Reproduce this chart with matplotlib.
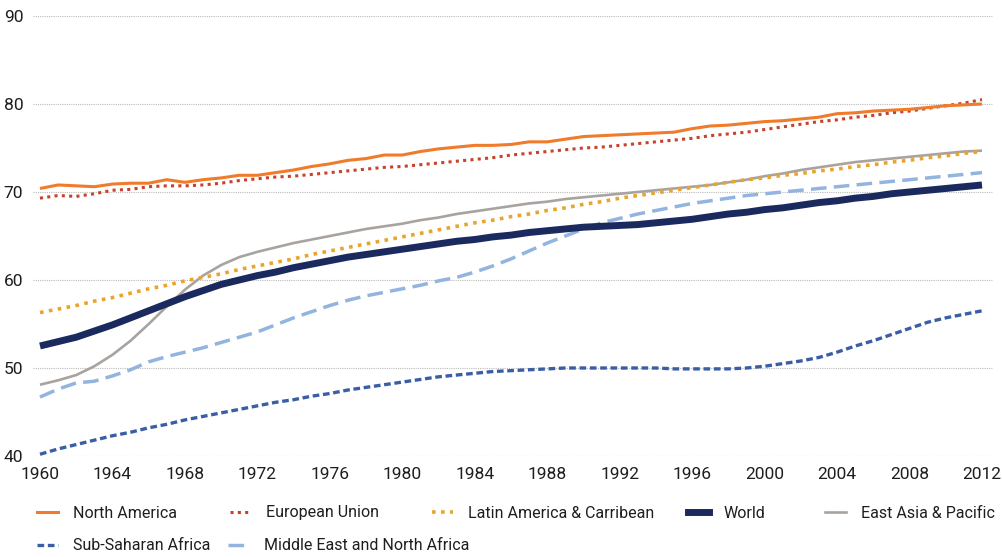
import matplotlib
matplotlib.use("Agg")
import matplotlib.pyplot as plt
from matplotlib.lines import Line2D

years = list(range(1960, 2013))

north_america = [70.4, 70.8, 70.7, 70.6, 70.9, 71.0, 71.0, 71.4, 71.1, 71.4,
                 71.6, 71.9, 71.9, 72.2, 72.5, 72.9, 73.2, 73.6, 73.8, 74.2,
                 74.2, 74.6, 74.9, 75.1, 75.3, 75.3, 75.4, 75.7, 75.7, 76.0,
                 76.3, 76.4, 76.5, 76.6, 76.7, 76.8, 77.2, 77.5, 77.6, 77.8,
                 78.0, 78.1, 78.3, 78.5, 78.9, 79.0, 79.2, 79.3, 79.4, 79.6,
                 79.8, 79.9, 80.0]
european_union = [69.3, 69.6, 69.5, 69.8, 70.2, 70.3, 70.6, 70.7, 70.7, 70.8,
                  71.0, 71.3, 71.5, 71.7, 71.8, 72.0, 72.2, 72.4, 72.6, 72.8,
                  72.9, 73.1, 73.3, 73.5, 73.7, 73.9, 74.2, 74.4, 74.6, 74.8,
                  75.0, 75.1, 75.3, 75.5, 75.7, 75.9, 76.1, 76.4, 76.6, 76.8,
                  77.1, 77.4, 77.7, 78.0, 78.2, 78.5, 78.7, 79.0, 79.2, 79.5,
                  79.8, 80.1, 80.5]
latin_america = [56.3, 56.7, 57.1, 57.6, 58.0, 58.5, 59.0, 59.4, 59.9, 60.3,
                 60.7, 61.2, 61.6, 62.0, 62.4, 62.9, 63.3, 63.7, 64.1, 64.5,
                 64.9, 65.3, 65.7, 66.1, 66.5, 66.8, 67.2, 67.5, 67.9, 68.2,
                 68.6, 68.9, 69.3, 69.6, 69.9, 70.2, 70.5, 70.8, 71.1, 71.4,
                 71.6, 71.9, 72.1, 72.4, 72.6, 72.9, 73.1, 73.4, 73.6, 73.9,
                 74.1, 74.4, 74.6]
world = [52.5, 53.0, 53.5, 54.2, 54.9, 55.7, 56.5, 57.3, 58.1, 58.8,
         59.5, 60.0, 60.5, 60.9, 61.4, 61.8, 62.2, 62.6, 62.9, 63.2,
         63.5, 63.8, 64.1, 64.4, 64.6, 64.9, 65.1, 65.4, 65.6, 65.8,
         66.0, 66.1, 66.2, 66.3, 66.5, 66.7, 66.9, 67.2, 67.5, 67.7,
         68.0, 68.2, 68.5, 68.8, 69.0, 69.3, 69.5, 69.8, 70.0, 70.2,
         70.4, 70.6, 70.8]
east_asia = [48.1, 48.6, 49.2, 50.2, 51.5, 53.1, 55.0, 57.0, 58.9, 60.5,
             61.7, 62.6, 63.2, 63.7, 64.2, 64.6, 65.0, 65.4, 65.8, 66.1,
             66.4, 66.8, 67.1, 67.5, 67.8, 68.1, 68.4, 68.7, 68.9, 69.2,
             69.4, 69.6, 69.8, 70.0, 70.2, 70.4, 70.6, 70.8, 71.1, 71.4,
             71.8, 72.1, 72.5, 72.8, 73.1, 73.4, 73.6, 73.8, 74.0, 74.2,
             74.4, 74.6, 74.7]
sub_saharan = [40.2, 40.8, 41.3, 41.8, 42.3, 42.7, 43.2, 43.6, 44.1, 44.5,
               44.9, 45.3, 45.7, 46.1, 46.4, 46.8, 47.1, 47.5, 47.8, 48.1,
               48.4, 48.7, 49.0, 49.2, 49.4, 49.6, 49.7, 49.8, 49.9, 50.0,
               50.0, 50.0, 50.0, 50.0, 50.0, 49.9, 49.9, 49.9, 49.9, 50.0,
               50.2, 50.5, 50.8, 51.2, 51.8, 52.5, 53.1, 53.8, 54.5, 55.2,
               55.7, 56.1, 56.5]
middle_east = [46.7, 47.6, 48.3, 48.5, 49.1, 49.8, 50.7, 51.3, 51.8, 52.3,
               52.9, 53.5, 54.1, 54.9, 55.7, 56.4, 57.1, 57.7, 58.2, 58.6,
               59.0, 59.4, 59.9, 60.3, 60.9, 61.6, 62.4, 63.3, 64.2, 65.0,
               65.8, 66.5, 67.0, 67.5, 67.9, 68.3, 68.7, 69.0, 69.3, 69.6,
               69.8, 70.0, 70.2, 70.4, 70.6, 70.8, 71.0, 71.2, 71.4, 71.6,
               71.8, 72.0, 72.2]

x_ticks = list(range(1960, 2013, 4))
y_ticks = [40, 50, 60, 70, 80, 90]

# no condensed face available, Roboto at a smaller size keeps the widths close
plt.rcParams["font.family"] = ["Roboto", "DejaVu Sans"]

fig = plt.figure(figsize=(10.03, 5.57), dpi=100)
ax = fig.add_axes([33 / 1003, 101 / 557, 960 / 1003, 440 / 557])

series = [
    ("North America", north_america, dict(color="#F07B2A", lw=2.2, ls="-")),
    ("European Union", european_union, dict(color="#C9402B", lw=2.2, ls=(0, (1, 1.4)))),
    ("Latin America & Carribean", latin_america, dict(color="#E9A42C", lw=2.6, ls=(0, (1, 1.5)))),
    ("World", world, dict(color="#1B2A5E", lw=5.0, ls="-")),
    ("East Asia & Pacific", east_asia, dict(color="#A9A39F", lw=1.9, ls="-")),
    ("Sub-Saharan Africa", sub_saharan, dict(color="#3A5EA6", lw=2.4, ls=(0, (2.0, 1.1)))),
    ("Middle East and North Africa", middle_east, dict(color="#92B4DE", lw=2.5, ls=(0, (4.5, 2.1)))),
]

draw_order = [4, 5, 6, 2, 3, 1, 0]
for i in draw_order:
    name, vals, style = series[i]
    ax.plot(years, vals, solid_capstyle="butt", dash_capstyle="butt", **style)

ax.set_xlim(1959.614, 2012.607)
ax.set_ylim(40, 90)
ax.set_xticks(x_ticks)
ax.set_yticks(y_ticks)
ax.tick_params(length=0, labelsize=12.5, colors="#1E1E1E")
ax.tick_params(axis="x", pad=8)
ax.tick_params(axis="y", pad=7)
for s in ax.spines.values():
    s.set_visible(False)
ax.yaxis.grid(True, color="#BBBBBB", lw=0.8, ls=(0, (1, 1)))
ax.set_axisbelow(True)
ax.patch.set_alpha(0)

# legend laid out like the original: two rows, uneven columns
legend_pos = [
    (37, 513), (230, 513), (432, 513), (688, 513), (825, 513),
    (37, 546), (228, 546),
]
for (px, py), (name, vals, style) in zip(legend_pos, series):
    h = Line2D([], [], **style)
    leg = fig.legend(handles=[h], labels=[name], loc="center left",
                     bbox_to_anchor=(px / 1003, 1 - py / 557), frameon=False,
                     fontsize=11.5, handlelength=1.3, handletextpad=0.95,
                     borderpad=0, borderaxespad=0)
    for t in leg.get_texts():
        t.set_color("#1E1E1E")

fig.savefig("out.png", dpi=100)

= = = =

> _SET TASK_: Every line of the data above should be quoted exactly. Omit the pictures.

> _REPLY_:
Reproduce this chart with matplotlib.
import matplotlib
matplotlib.use("Agg")
import matplotlib.pyplot as plt
from matplotlib.lines import Line2D

years = list(range(1960, 2013))

north_america = [70.4, 70.8, 70.7, 70.6, 70.9, 71.0, 71.0, 71.4, 71.1, 71.4,
                 71.6, 71.9, 71.9, 72.2, 72.5, 72.9, 73.2, 73.6, 73.8, 74.2,
                 74.2, 74.6, 74.9, 75.1, 75.3, 75.3, 75.4, 75.7, 75.7, 76.0,
                 76.3, 76.4, 76.5, 76.6, 76.7, 76.8, 77.2, 77.5, 77.6, 77.8,
                 78.0, 78.1, 78.3, 78.5, 78.9, 79.0, 79.2, 79.3, 79.4, 79.6,
                 79.8, 79.9, 80.0]
european_union = [69.3, 69.6, 69.5, 69.8, 70.2, 70.3, 70.6, 70.7, 70.7, 70.8,
                  71.0, 71.3, 71.5, 71.7, 71.8, 72.0, 72.2, 72.4, 72.6, 72.8,
                  72.9, 73.1, 73.3, 73.5, 73.7, 73.9, 74.2, 74.4, 74.6, 74.8,
                  75.0, 75.1, 75.3, 75.5, 75.7, 75.9, 76.1, 76.4, 76.6, 76.8,
                  77.1, 77.4, 77.7, 78.0, 78.2, 78.5, 78.7, 79.0, 79.2, 79.5,
                  79.8, 80.1, 80.5]
latin_america = [56.3, 56.7, 57.1, 57.6, 58.0, 58.5, 59.0, 59.4, 59.9, 60.3,
                 60.7, 61.2, 61.6, 62.0, 62.4, 62.9, 63.3, 63.7, 64.1, 64.5,
                 64.9, 65.3, 65.7, 66.1, 66.5, 66.8, 67.2, 67.5, 67.9, 68.2,
                 68.6, 68.9, 69.3, 69.6, 69.9, 70.2, 70.5, 70.8, 71.1, 71.4,
                 71.6, 71.9, 72.1, 72.4, 72.6, 72.9, 73.1, 73.4, 73.6, 73.9,
                 74.1, 74.4, 74.6]
world = [52.5, 53.0, 53.5, 54.2, 54.9, 55.7, 56.5, 57.3, 58.1, 58.8,
         59.5, 60.0, 60.5, 60.9, 61.4, 61.8, 62.2, 62.6, 62.9, 63.2,
         63.5, 63.8, 64.1, 64.4, 64.6, 64.9, 65.1, 65.4, 65.6, 65.8,
         66.0, 66.1, 66.2, 66.3, 66.5, 66.7, 66.9, 67.2, 67.5, 67.7,
         68.0, 68.2, 68.5, 68.8, 69.0, 69.3, 69.5, 69.8, 70.0, 70.2,
         70.4, 70.6, 70.8]
east_asia = [48.1, 48.6, 49.2, 50.2, 51.5, 53.1, 55.0, 57.0, 58.9, 60.5,
             61.7, 62.6, 63.2, 63.7, 64.2, 64.6, 65.0, 65.4, 65.8, 66.1,
             66.4, 66.8, 67.1, 67.5, 67.8, 68.1, 68.4, 68.7, 68.9, 69.2,
             69.4, 69.6, 69.8, 70.0, 70.2, 70.4, 70.6, 70.8, 71.1, 71.4,
             71.8, 72.1, 72.5, 72.8, 73.1, 73.4, 73.6, 73.8, 74.0, 74.2,
             74.4, 74.6, 74.7]
sub_saharan = [40.2, 40.8, 41.3, 41.8, 42.3, 42.7, 43.2, 43.6, 44.1, 44.5,
               44.9, 45.3, 45.7, 46.1, 46.4, 46.8, 47.1, 47.5, 47.8, 48.1,
               48.4, 48.7, 49.0, 49.2, 49.4, 49.6, 49.7, 49.8, 49.9, 50.0,
               50.0, 50.0, 50.0, 50.0, 50.0, 49.9, 49.9, 49.9, 49.9, 50.0,
               50.2, 50.5, 50.8, 51.2, 51.8, 52.5, 53.1, 53.8, 54.5, 55.2,
               55.7, 56.1, 56.5]
middle_east = [46.7, 47.6, 48.3, 48.5, 49.1, 49.8, 50.7, 51.3, 51.8, 52.3,
               52.9, 53.5, 54.1, 54.9, 55.7, 56.4, 57.1, 57.7, 58.2, 58.6,
               59.0, 59.4, 59.9, 60.3, 60.9, 61.6, 62.4, 63.3, 64.2, 65.0,
               65.8, 66.5, 67.0, 67.5, 67.9, 68.3, 68.7, 69.0, 69.3, 69.6,
               69.8, 70.0, 70.2, 70.4, 70.6, 70.8, 71.0, 71.2, 71.4, 71.6,
               71.8, 72.0, 72.2]

x_ticks = list(range(1960, 2013, 4))
y_ticks = [40, 50, 60, 70, 80, 90]

# no condensed face available, Roboto at a smaller size keeps the widths close
plt.rcParams["font.family"] = ["Roboto", "DejaVu Sans"]

fig = plt.figure(figsize=(10.03, 5.57), dpi=100)
ax = fig.add_axes([33 / 1003, 101 / 557, 960 / 1003, 440 / 557])

series = [
    ("North America", north_america, dict(color="#F07B2A", lw=2.2, ls="-")),
    ("European Union", european_union, dict(color="#C9402B", lw=2.2, ls=(0, (1, 1.4)))),
    ("Latin America & Carribean", latin_america, dict(color="#E9A42C", lw=2.6, ls=(0, (1, 1.5)))),
    ("World", world, dict(color="#1B2A5E", lw=5.0, ls="-")),
    ("East Asia & Pacific", east_asia, dict(color="#A9A39F", lw=1.9, ls="-")),
    ("Sub-Saharan Africa", sub_saharan, dict(color="#3A5EA6", lw=2.4, ls=(0, (2.0, 1.1)))),
    ("Middle East and North Africa", middle_east, dict(color="#92B4DE", lw=2.5, ls=(0, (4.5, 2.1)))),
]

draw_order = [4, 5, 6, 2, 3, 1, 0]
for i in draw_order:
    name, vals, style = series[i]
    ax.plot(years, vals, solid_capstyle="butt", dash_capstyle="butt", **style)

ax.set_xlim(1959.614, 2012.607)
ax.set_ylim(40, 90)
ax.set_xticks(x_ticks)
ax.set_yticks(y_ticks)
ax.tick_params(length=0, labelsize=12.5, colors="#1E1E1E")
ax.tick_params(axis="x", pad=8)
ax.tick_params(axis="y", pad=7)
for s in ax.spines.values():
    s.set_visible(False)
ax.yaxis.grid(True, color="#BBBBBB", lw=0.8, ls=(0, (1, 1)))
ax.set_axisbelow(True)
ax.patch.set_alpha(0)

# legend laid out like the original: two rows, uneven columns
legend_pos = [
    (37, 513), (230, 513), (432, 513), (688, 513), (825, 513),
    (37, 546), (228, 546),
]
for (px, py), (name, vals, style) in zip(legend_pos, series):
    h = Line2D([], [], **style)
    leg = fig.legend(handles=[h], labels=[name], loc="center left",
                     bbox_to_anchor=(px / 1003, 1 - py / 557), frameon=False,
                     fontsize=11.5, handlelength=1.3, handletextpad=0.95,
                     borderpad=0, borderaxespad=0)
    for t in leg.get_texts():
        t.set_color("#1E1E1E")

fig.savefig("out.png", dpi=100)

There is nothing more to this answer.